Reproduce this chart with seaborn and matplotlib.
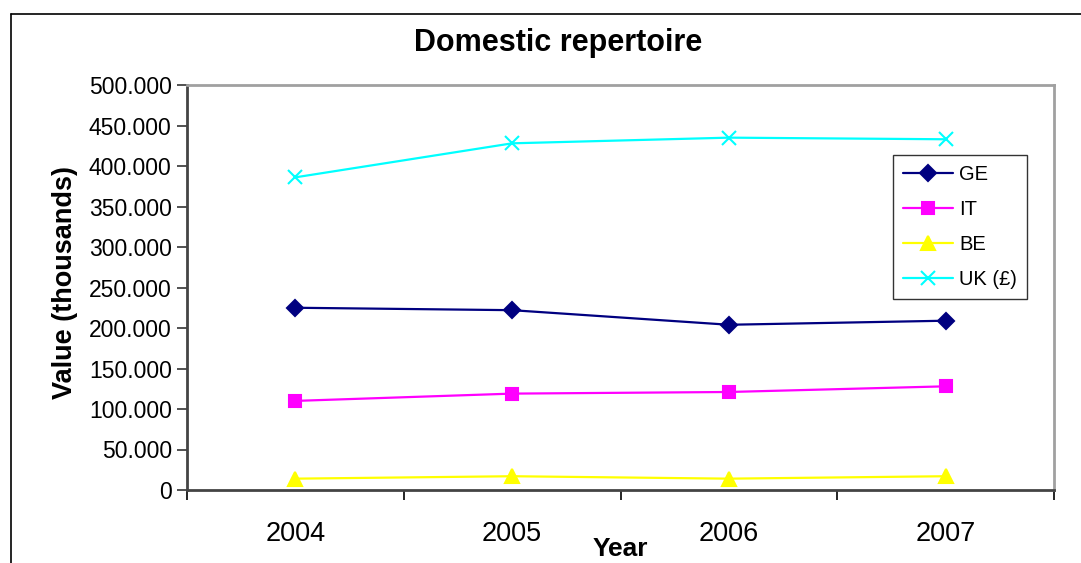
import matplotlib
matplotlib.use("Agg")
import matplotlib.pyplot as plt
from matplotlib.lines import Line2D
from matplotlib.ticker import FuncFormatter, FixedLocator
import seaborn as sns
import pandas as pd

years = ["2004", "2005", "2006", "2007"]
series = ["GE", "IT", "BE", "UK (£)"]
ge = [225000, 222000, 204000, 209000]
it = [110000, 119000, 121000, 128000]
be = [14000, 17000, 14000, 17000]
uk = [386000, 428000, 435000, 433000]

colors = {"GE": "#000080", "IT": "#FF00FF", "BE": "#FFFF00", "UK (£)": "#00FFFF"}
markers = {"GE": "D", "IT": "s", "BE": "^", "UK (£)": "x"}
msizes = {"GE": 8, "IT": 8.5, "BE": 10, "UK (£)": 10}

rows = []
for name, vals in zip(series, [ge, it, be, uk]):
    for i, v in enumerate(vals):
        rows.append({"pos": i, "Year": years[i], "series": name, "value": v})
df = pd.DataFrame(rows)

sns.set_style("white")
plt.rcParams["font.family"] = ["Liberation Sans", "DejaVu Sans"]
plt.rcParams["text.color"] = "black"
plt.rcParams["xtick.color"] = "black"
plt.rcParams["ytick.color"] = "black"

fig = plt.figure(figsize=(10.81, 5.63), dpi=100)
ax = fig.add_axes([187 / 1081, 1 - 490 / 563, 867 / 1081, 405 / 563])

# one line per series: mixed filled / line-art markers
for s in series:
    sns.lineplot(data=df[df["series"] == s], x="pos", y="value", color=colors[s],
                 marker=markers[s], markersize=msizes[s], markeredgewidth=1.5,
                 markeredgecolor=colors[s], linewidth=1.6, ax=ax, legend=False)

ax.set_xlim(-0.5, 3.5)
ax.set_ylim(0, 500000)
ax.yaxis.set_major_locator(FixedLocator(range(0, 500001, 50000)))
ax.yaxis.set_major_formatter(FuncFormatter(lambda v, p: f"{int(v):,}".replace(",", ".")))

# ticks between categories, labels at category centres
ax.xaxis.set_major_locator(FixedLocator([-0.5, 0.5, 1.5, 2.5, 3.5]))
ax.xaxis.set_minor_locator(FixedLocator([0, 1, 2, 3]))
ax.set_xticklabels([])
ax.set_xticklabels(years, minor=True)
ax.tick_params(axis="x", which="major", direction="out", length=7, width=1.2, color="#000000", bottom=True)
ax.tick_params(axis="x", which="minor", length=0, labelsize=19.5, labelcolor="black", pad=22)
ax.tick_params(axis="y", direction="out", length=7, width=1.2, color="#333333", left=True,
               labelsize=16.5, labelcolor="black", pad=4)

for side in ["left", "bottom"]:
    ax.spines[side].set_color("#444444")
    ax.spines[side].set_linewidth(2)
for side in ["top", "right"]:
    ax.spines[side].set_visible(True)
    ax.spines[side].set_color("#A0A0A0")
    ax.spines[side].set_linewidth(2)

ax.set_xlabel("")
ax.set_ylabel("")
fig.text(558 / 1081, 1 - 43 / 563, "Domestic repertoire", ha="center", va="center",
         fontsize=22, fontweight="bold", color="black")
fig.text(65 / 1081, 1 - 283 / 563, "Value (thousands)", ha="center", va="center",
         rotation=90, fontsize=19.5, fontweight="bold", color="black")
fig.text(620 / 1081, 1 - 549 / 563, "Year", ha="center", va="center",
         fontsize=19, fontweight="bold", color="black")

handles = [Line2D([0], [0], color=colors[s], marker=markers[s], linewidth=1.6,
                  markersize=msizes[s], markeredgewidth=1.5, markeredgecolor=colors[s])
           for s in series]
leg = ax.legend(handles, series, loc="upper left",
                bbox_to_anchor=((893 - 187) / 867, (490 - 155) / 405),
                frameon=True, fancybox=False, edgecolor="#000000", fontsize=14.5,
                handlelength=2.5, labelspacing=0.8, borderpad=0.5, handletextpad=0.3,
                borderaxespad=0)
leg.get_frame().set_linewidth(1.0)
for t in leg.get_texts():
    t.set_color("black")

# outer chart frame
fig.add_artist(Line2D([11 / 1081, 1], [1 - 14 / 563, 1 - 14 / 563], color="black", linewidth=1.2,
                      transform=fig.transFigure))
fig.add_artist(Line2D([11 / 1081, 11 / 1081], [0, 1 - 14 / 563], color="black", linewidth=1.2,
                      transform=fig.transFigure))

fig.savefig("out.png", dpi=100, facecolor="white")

+===+

(INSTRUCTIONS TO FOLLOW):
With the pictures left out, restate word for word every line of the data above, from the first down to the line that contains "uk = [386000, 428000, 435000, 433000]".

(WRITTEN SOLUTION):
Reproduce this chart with seaborn and matplotlib.
import matplotlib
matplotlib.use("Agg")
import matplotlib.pyplot as plt
from matplotlib.lines import Line2D
from matplotlib.ticker import FuncFormatter, FixedLocator
import seaborn as sns
import pandas as pd

years = ["2004", "2005", "2006", "2007"]
series = ["GE", "IT", "BE", "UK (£)"]
ge = [225000, 222000, 204000, 209000]
it = [110000, 119000, 121000, 128000]
be = [14000, 17000, 14000, 17000]
uk = [386000, 428000, 435000, 433000]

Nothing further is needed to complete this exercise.